## GOAL
All of the listing below must be repeated word for word. Pictures are the only thing to omit.

── INFORMATION SUPPLIED

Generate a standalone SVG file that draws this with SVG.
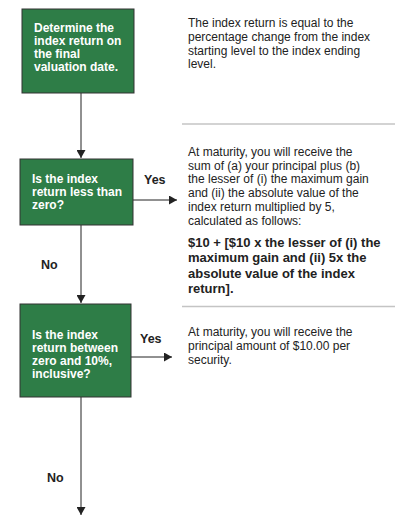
<svg xmlns="http://www.w3.org/2000/svg" width="402" height="523" viewBox="0 0 402 523">
<style>
.box{fill:#2e7d47;stroke:#333;stroke-width:1}
.bt{font-family:"Liberation Sans",Arial,sans-serif;font-weight:bold;font-size:12px;fill:#fff}
.lbl{font-family:"Liberation Sans",Arial,sans-serif;font-weight:bold;font-size:12.5px;fill:#222}
.rt{font-family:"Liberation Sans",Arial,sans-serif;font-size:12px;fill:#222}
.rb{font-family:"Liberation Sans",Arial,sans-serif;font-size:13px;font-weight:bold;fill:#222}
.sep{stroke:#c4c4c4;stroke-width:1.5}
.con{stroke:#222;stroke-width:1;fill:none}
</style>
<defs>
<marker id="ah" markerWidth="9" markerHeight="9" refX="8" refY="4.5" orient="auto" markerUnits="userSpaceOnUse">
<path d="M0,0 L8,4.5 L0,9 Z" fill="#222"/>
</marker>
</defs>
<rect width="402" height="523" fill="#fff"/>
<g id="connectors">
<line class="con" x1="81" y1="93" x2="81" y2="158" marker-end="url(#ah)"/>
<line class="con" x1="133" y1="200" x2="177" y2="200" marker-end="url(#ah)"/>
<line class="con" x1="81" y1="225" x2="81" y2="303" marker-end="url(#ah)"/>
<line class="con" x1="131" y1="357" x2="172" y2="357" marker-end="url(#ah)"/>
<line class="con" x1="81" y1="397" x2="81" y2="515" marker-end="url(#ah)"/>
<text class="lbl" x="144" y="184">Yes</text>
<text class="lbl" x="41" y="269">No</text>
<text class="lbl" x="140" y="343">Yes</text>
<text class="lbl" x="47" y="482">No</text>
</g>
<g id="node1">
<rect class="box" x="22" y="9" width="112" height="84"/>
<text class="bt" x="34" y="32">Determine the</text>
<text class="bt" x="34" y="45">index return on</text>
<text class="bt" x="34" y="58">the final</text>
<text class="bt" x="34" y="71">valuation date.</text>
</g>
<g id="node2">
<rect class="box" x="20" y="159" width="113" height="66"/>
<text class="bt" x="32" y="183">Is the index</text>
<text class="bt" x="32" y="196">return less than</text>
<text class="bt" x="32" y="209">zero?</text>
</g>
<g id="node3">
<rect class="box" x="20" y="304" width="111" height="93"/>
<text class="bt" x="32" y="339">Is the index</text>
<text class="bt" x="32" y="352">return between</text>
<text class="bt" x="32" y="365">zero and 10%,</text>
<text class="bt" x="32" y="378">inclusive?</text>
</g>
<g id="desc1">
<text class="rt" x="188" y="27">The index return is equal to the</text>
<text class="rt" x="188" y="41">percentage change from the index</text>
<text class="rt" x="188" y="55">starting level to the index ending</text>
<text class="rt" x="188" y="68">level.</text>
<line class="sep" x1="182" y1="124" x2="395" y2="124"/>
</g>
<g id="desc2">
<text class="rt" x="188" y="156">At maturity, you will receive the</text>
<text class="rt" x="188" y="169.5">sum of (a) your principal plus (b)</text>
<text class="rt" x="188" y="183.3">the lesser of (i) the maximum gain</text>
<text class="rt" x="188" y="197.3">and (ii) the absolute value of the</text>
<text class="rt" x="188" y="211">index return multiplied by 5,</text>
<text class="rt" x="188" y="225">calculated as follows:</text>
<text class="rb" x="188" y="246.7">$10 + [$10 x the lesser of (i) the</text>
<text class="rb" x="188" y="262.3">maximum gain and (ii) 5x the</text>
<text class="rb" x="188" y="277.7">absolute value of the index</text>
<text class="rb" x="188" y="293.3">return].</text>
<line class="sep" x1="182" y1="306.5" x2="395" y2="306.5"/>
</g>
<g id="desc3">
<text class="rt" x="188" y="335.7">At maturity, you will receive the</text>
<text class="rt" x="188" y="350">principal amount of $10.00 per</text>
<text class="rt" x="188" y="364.3">security.</text>
</g>
</svg>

────

## EXERCISE RESULT
Generate a standalone SVG file that draws this with SVG.
<svg xmlns="http://www.w3.org/2000/svg" width="402" height="523" viewBox="0 0 402 523">
<style>
.box{fill:#2e7d47;stroke:#333;stroke-width:1}
.bt{font-family:"Liberation Sans",Arial,sans-serif;font-weight:bold;font-size:12px;fill:#fff}
.lbl{font-family:"Liberation Sans",Arial,sans-serif;font-weight:bold;font-size:12.5px;fill:#222}
.rt{font-family:"Liberation Sans",Arial,sans-serif;font-size:12px;fill:#222}
.rb{font-family:"Liberation Sans",Arial,sans-serif;font-size:13px;font-weight:bold;fill:#222}
.sep{stroke:#c4c4c4;stroke-width:1.5}
.con{stroke:#222;stroke-width:1;fill:none}
</style>
<defs>
<marker id="ah" markerWidth="9" markerHeight="9" refX="8" refY="4.5" orient="auto" markerUnits="userSpaceOnUse">
<path d="M0,0 L8,4.5 L0,9 Z" fill="#222"/>
</marker>
</defs>
<rect width="402" height="523" fill="#fff"/>
<g id="connectors">
<line class="con" x1="81" y1="93" x2="81" y2="158" marker-end="url(#ah)"/>
<line class="con" x1="133" y1="200" x2="177" y2="200" marker-end="url(#ah)"/>
<line class="con" x1="81" y1="225" x2="81" y2="303" marker-end="url(#ah)"/>
<line class="con" x1="131" y1="357" x2="172" y2="357" marker-end="url(#ah)"/>
<line class="con" x1="81" y1="397" x2="81" y2="515" marker-end="url(#ah)"/>
<text class="lbl" x="144" y="184">Yes</text>
<text class="lbl" x="41" y="269">No</text>
<text class="lbl" x="140" y="343">Yes</text>
<text class="lbl" x="47" y="482">No</text>
</g>
<g id="node1">
<rect class="box" x="22" y="9" width="112" height="84"/>
<text class="bt" x="34" y="32">Determine the</text>
<text class="bt" x="34" y="45">index return on</text>
<text class="bt" x="34" y="58">the final</text>
<text class="bt" x="34" y="71">valuation date.</text>
</g>
<g id="node2">
<rect class="box" x="20" y="159" width="113" height="66"/>
<text class="bt" x="32" y="183">Is the index</text>
<text class="bt" x="32" y="196">return less than</text>
<text class="bt" x="32" y="209">zero?</text>
</g>
<g id="node3">
<rect class="box" x="20" y="304" width="111" height="93"/>
<text class="bt" x="32" y="339">Is the index</text>
<text class="bt" x="32" y="352">return between</text>
<text class="bt" x="32" y="365">zero and 10%,</text>
<text class="bt" x="32" y="378">inclusive?</text>
</g>
<g id="desc1">
<text class="rt" x="188" y="27">The index return is equal to the</text>
<text class="rt" x="188" y="41">percentage change from the index</text>
<text class="rt" x="188" y="55">starting level to the index ending</text>
<text class="rt" x="188" y="68">level.</text>
<line class="sep" x1="182" y1="124" x2="395" y2="124"/>
</g>
<g id="desc2">
<text class="rt" x="188" y="156">At maturity, you will receive the</text>
<text class="rt" x="188" y="169.5">sum of (a) your principal plus (b)</text>
<text class="rt" x="188" y="183.3">the lesser of (i) the maximum gain</text>
<text class="rt" x="188" y="197.3">and (ii) the absolute value of the</text>
<text class="rt" x="188" y="211">index return multiplied by 5,</text>
<text class="rt" x="188" y="225">calculated as follows:</text>
<text class="rb" x="188" y="246.7">$10 + [$10 x the lesser of (i) the</text>
<text class="rb" x="188" y="262.3">maximum gain and (ii) 5x the</text>
<text class="rb" x="188" y="277.7">absolute value of the index</text>
<text class="rb" x="188" y="293.3">return].</text>
<line class="sep" x1="182" y1="306.5" x2="395" y2="306.5"/>
</g>
<g id="desc3">
<text class="rt" x="188" y="335.7">At maturity, you will receive the</text>
<text class="rt" x="188" y="350">principal amount of $10.00 per</text>
<text class="rt" x="188" y="364.3">security.</text>
</g>
</svg>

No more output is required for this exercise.